Being president of the Institute for Learning (IfL) is not a job for the faint hearted. The professional body for FE lecturers has been involved in a bitter dispute with the University and College Union (UCU) over controversial plans to increase its membership fee. It will also soon be subjected to intense scrutiny in a Government review of workforce professionalism in the sector.

But one suspects it’s going to take a lot more than that to get under the skin of Beatrix Groves. She is the first woman to take up the reins as president of the institution, an impressive feat in its own right. But that doesn’t even begin to tell the story of her remarkable journey. Ms Groves was born a man.

After 52 years plagued by episodes of intense depression and confusion, in 2008 she told her family and friends the truth. She also told her employer, North Tyneside Adult Learning Alliance - where she works as an adult education tutor - that from the following September she would no longer be teaching as Robert Groves. When she returned to the classroom, she was to be known as Beatrix.

Just two years later, she has been elected to arguably the most high-profile public position ever held by a transgender person in the UK.

“It’s very important for me that I am seen as a teacher like everybody else,” she said. “I don’t ever keep it a secret; I’m very ‘out’. It’s part and parcel of being me. When I came out, I told colleges that my life is an open book. I can’t get blackmailed that way.

“The media treats trans people as weird, odd or a joke. I am not. I take my role seriously. I am a step forward for trans people across Britain. They can see that it doesn’t matter where they come from; they can rise.”

Most of the students Ms Groves teaches at Wallsend People’s Centre are middle-aged men. Many are unemployed; many of them were unlikely to have come across an openly transgender woman before.

But to her surprise, coming out did not affect class numbers. “I teach computer repair, a very macho subject,” she said. “I thought the students would find me very difficult to take. But they were really supportive, and very, very eager to make sure I was protected, almost paternal towards me.

“They realised I was someone willing to answer their questions, and be open. It’s proved to be an enormous asset. That attitude has helped to keep me respected within the profession.”

Just as heartening was the understanding showed by her employers, which Ms Groves describes as “wonderful”. But while she is grateful for the support she has received from the FE community, she perceives a lack of diversity as one of the biggest challenges facing the sector.
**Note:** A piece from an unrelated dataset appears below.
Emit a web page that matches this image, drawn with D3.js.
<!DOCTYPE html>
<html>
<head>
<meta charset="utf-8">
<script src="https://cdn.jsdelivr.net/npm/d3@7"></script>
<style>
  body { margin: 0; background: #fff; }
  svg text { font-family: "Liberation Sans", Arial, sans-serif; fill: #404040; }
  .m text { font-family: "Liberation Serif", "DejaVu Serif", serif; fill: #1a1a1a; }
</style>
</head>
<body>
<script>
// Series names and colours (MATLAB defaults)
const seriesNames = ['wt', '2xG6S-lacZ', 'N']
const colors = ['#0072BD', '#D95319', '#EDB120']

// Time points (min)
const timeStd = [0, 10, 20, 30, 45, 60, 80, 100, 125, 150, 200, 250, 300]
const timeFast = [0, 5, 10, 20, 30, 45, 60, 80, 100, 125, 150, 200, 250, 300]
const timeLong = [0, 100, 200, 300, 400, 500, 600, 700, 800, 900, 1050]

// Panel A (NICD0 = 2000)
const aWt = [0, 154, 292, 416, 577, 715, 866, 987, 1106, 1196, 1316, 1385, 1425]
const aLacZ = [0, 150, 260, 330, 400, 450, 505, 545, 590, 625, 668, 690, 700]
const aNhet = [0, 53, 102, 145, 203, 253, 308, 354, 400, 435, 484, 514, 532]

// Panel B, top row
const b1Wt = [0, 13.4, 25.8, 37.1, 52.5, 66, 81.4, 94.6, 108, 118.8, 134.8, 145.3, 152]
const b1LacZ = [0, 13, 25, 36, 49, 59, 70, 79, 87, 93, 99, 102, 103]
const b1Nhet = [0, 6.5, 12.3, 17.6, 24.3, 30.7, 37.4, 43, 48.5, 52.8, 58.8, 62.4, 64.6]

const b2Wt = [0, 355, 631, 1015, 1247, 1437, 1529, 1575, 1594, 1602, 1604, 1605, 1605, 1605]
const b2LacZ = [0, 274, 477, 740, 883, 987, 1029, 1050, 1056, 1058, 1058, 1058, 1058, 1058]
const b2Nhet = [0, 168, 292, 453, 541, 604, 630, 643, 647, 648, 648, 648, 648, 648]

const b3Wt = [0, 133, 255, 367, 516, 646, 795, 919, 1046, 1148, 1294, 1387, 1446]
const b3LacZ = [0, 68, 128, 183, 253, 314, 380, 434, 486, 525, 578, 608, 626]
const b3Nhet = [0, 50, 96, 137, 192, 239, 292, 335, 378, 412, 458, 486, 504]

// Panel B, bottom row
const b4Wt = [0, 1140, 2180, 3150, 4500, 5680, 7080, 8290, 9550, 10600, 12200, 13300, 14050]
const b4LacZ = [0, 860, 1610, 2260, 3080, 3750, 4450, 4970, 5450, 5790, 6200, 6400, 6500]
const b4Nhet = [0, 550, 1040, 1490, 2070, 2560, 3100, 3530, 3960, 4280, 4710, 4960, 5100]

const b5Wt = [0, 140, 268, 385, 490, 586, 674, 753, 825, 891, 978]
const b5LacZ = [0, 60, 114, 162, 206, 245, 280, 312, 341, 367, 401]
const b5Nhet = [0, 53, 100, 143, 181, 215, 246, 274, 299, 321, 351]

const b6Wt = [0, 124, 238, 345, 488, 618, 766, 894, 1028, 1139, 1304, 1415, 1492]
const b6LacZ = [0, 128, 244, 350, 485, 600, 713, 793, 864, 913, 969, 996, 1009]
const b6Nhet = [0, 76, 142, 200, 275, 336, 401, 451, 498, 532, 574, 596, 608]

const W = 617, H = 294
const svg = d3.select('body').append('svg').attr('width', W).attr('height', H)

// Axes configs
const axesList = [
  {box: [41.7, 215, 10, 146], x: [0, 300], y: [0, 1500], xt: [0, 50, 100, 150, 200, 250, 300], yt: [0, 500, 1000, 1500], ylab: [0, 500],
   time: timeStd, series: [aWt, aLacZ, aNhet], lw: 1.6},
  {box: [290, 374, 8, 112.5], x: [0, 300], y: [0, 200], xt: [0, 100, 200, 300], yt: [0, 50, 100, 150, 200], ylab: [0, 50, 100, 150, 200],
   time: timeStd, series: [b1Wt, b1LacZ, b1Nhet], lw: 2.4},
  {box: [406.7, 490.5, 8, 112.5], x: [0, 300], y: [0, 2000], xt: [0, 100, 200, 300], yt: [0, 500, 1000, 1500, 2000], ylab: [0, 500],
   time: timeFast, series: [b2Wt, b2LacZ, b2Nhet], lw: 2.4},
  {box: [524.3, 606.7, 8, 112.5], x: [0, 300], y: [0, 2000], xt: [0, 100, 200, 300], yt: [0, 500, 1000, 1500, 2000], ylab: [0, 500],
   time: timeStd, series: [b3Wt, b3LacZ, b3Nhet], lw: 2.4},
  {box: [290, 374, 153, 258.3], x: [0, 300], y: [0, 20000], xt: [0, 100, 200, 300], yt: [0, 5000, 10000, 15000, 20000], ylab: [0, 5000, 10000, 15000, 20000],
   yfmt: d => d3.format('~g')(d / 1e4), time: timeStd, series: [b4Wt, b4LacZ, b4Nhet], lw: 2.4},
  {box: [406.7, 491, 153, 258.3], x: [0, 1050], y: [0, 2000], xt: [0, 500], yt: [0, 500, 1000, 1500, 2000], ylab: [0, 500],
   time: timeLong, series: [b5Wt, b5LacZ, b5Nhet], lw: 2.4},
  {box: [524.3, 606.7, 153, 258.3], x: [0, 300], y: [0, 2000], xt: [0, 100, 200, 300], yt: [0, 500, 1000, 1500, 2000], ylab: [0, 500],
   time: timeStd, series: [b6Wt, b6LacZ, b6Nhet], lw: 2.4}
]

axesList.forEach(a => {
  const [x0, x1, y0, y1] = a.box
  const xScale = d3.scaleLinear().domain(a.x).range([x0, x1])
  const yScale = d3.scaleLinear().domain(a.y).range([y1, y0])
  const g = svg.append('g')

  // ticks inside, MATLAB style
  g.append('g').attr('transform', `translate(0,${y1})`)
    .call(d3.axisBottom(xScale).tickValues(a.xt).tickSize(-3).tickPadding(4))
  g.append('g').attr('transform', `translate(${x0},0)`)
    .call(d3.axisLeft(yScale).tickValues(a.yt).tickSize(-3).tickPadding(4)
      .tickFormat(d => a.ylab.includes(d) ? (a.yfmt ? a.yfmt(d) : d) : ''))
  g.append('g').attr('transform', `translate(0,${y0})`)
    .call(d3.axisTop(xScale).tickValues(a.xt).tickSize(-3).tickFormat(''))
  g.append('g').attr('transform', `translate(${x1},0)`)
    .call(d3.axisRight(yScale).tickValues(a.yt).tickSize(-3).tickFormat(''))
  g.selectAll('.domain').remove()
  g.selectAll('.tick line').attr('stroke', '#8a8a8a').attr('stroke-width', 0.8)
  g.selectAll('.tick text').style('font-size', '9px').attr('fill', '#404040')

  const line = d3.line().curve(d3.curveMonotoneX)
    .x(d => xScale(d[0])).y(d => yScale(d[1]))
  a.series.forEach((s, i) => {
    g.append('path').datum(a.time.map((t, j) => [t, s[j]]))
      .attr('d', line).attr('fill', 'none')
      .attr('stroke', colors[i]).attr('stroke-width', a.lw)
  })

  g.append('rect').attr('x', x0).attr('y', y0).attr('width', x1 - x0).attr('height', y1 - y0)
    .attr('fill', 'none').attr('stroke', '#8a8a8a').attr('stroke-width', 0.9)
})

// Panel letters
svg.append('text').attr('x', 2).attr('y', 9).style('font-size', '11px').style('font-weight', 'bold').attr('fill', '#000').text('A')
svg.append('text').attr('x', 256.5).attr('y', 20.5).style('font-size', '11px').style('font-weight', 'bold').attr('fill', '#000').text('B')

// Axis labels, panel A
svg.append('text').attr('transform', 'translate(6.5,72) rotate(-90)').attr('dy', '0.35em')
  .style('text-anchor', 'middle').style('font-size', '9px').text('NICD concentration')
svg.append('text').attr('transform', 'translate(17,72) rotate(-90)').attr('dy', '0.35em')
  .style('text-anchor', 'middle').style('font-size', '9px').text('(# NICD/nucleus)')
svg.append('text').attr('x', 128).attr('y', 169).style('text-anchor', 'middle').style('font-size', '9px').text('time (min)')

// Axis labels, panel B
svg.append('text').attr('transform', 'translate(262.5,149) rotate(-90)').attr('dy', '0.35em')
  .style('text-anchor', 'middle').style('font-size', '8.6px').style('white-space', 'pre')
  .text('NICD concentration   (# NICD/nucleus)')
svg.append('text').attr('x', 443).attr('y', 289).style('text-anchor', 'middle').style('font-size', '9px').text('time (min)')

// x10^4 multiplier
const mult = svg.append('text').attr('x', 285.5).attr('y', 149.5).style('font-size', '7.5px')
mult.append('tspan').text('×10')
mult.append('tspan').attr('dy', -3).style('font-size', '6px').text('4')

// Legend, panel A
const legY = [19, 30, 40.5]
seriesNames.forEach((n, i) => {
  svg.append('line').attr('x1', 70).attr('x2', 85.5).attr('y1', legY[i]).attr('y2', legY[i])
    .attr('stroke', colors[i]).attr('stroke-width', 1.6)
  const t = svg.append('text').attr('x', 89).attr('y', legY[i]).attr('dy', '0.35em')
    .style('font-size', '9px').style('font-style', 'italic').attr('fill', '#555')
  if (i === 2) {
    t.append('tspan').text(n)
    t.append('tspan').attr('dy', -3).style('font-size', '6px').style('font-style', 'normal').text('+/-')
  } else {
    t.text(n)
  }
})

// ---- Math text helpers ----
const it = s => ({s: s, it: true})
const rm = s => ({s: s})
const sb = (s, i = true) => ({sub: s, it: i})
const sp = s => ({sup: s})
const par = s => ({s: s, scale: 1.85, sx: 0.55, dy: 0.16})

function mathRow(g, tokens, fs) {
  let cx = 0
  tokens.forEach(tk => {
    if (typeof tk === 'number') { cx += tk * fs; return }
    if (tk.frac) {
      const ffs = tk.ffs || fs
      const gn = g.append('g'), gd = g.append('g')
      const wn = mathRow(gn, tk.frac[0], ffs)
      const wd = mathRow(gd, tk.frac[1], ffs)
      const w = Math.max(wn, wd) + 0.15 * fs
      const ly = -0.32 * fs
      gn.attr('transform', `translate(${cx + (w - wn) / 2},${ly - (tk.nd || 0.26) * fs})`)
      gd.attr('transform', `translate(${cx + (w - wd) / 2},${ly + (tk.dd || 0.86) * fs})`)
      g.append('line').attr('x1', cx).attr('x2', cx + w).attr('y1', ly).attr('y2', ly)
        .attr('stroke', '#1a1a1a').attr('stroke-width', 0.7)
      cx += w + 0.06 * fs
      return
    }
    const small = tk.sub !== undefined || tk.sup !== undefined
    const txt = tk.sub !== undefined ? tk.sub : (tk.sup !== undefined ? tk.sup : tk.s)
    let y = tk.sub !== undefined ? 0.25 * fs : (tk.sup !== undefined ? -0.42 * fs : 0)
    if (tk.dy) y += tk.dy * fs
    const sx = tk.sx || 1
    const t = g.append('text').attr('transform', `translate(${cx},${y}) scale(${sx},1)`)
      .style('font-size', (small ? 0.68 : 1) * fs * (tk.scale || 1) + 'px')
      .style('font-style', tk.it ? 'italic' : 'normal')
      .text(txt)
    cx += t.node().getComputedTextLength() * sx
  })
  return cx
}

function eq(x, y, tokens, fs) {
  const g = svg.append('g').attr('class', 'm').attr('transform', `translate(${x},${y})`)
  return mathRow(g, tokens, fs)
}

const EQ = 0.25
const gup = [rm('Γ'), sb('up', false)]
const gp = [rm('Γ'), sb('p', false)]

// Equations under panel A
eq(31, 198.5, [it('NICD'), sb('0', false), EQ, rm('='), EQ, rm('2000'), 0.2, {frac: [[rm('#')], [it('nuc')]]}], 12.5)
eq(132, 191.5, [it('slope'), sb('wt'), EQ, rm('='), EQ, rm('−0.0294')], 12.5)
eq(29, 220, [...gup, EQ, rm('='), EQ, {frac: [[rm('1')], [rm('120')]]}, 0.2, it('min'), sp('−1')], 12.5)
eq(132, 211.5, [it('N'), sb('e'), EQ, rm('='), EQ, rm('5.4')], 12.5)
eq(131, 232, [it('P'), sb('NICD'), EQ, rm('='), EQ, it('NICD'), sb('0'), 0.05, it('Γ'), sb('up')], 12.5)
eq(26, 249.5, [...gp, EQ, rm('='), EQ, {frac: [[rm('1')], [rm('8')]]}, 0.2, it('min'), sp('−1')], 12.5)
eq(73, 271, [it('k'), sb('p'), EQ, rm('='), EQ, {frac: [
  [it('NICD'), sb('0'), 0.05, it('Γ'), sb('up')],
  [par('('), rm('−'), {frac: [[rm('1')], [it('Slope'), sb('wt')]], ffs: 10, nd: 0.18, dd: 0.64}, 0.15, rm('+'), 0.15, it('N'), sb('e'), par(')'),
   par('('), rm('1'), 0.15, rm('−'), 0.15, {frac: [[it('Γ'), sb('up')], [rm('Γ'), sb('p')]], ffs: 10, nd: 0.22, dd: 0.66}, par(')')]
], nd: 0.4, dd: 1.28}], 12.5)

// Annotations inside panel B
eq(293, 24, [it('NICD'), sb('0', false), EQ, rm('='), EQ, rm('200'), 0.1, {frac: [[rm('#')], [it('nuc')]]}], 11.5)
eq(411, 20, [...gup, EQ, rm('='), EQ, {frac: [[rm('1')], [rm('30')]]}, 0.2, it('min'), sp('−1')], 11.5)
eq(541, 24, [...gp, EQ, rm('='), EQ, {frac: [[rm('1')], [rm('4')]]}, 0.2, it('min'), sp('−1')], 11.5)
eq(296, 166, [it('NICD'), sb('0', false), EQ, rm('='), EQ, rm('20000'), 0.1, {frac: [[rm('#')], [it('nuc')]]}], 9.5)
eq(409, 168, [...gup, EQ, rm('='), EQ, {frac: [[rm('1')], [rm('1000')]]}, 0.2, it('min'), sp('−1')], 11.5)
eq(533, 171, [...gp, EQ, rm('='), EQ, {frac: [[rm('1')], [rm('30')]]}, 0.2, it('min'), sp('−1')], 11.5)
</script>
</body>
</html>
“One big criticism I have is that there are not enough black and ethnic-minority tutors and lecturers, and tutors with disabilities. We need to have more positive role models on an equal basis to everybody else. My role as president gives me an opportunity to raise these sorts of issues regularly.”

The IfL has been involved in a bitter war of words with the UCU, which represents FE lecturers and tutors. Plans to introduce an increased membership fee for the IfL were mooted in the light of government funding cuts, prompting a furious backlash.

Legal action against the IfL seemed on the cards until a review of the workforce’s role and status was announced by skills minister John Hayes to ward off an ugly confrontation.

Ms Groves has a keener interest than most to see the issue resolved: she is also a paid-up UCU member. “My role is very much about peacemaking,” she said. “The two institutions do not have different roles, as far as I am concerned. They are mutually supportive and important.”

While admitting it is regarded by many as “the most boring subject on earth”, another priority for her time in office is to campaign for better continuous professional development for lecturers and tutors.

Ms Groves’ final ambition is to boost the role of the humanities at FE colleges, which she believes are too often seen only in terms of vocational qualifications.

Against the overwhelming rhetoric about the need for technical training to be made a priority for the UK, she faces a challenge to convince college principals to bring back feminism and phenomenology.

But one suspects that if anyone can build a bridge across the sector, it is Ms Groves.

Beatrix Groves CV

Born in 1955

Education

1997 BA (Hons) in post-compulsory education, Sunderland University

Employment

1984-present Tutor, North Tyneside Adult Learning Alliance

1986-2006 Lecturer, Tyne Metropolitan College

1990-1998 Sessional worker, Barnardo’s

1992-2011 Lecturer, Newcastle, Northumbria, Sunderland and Open universities

Voluntary roles

2011-present President, Institute for Learning

1995-present Founder and general secretary, Association of Part-Time Tutors

1980-present Curriculum leader, Workers Educational Association (Northern District).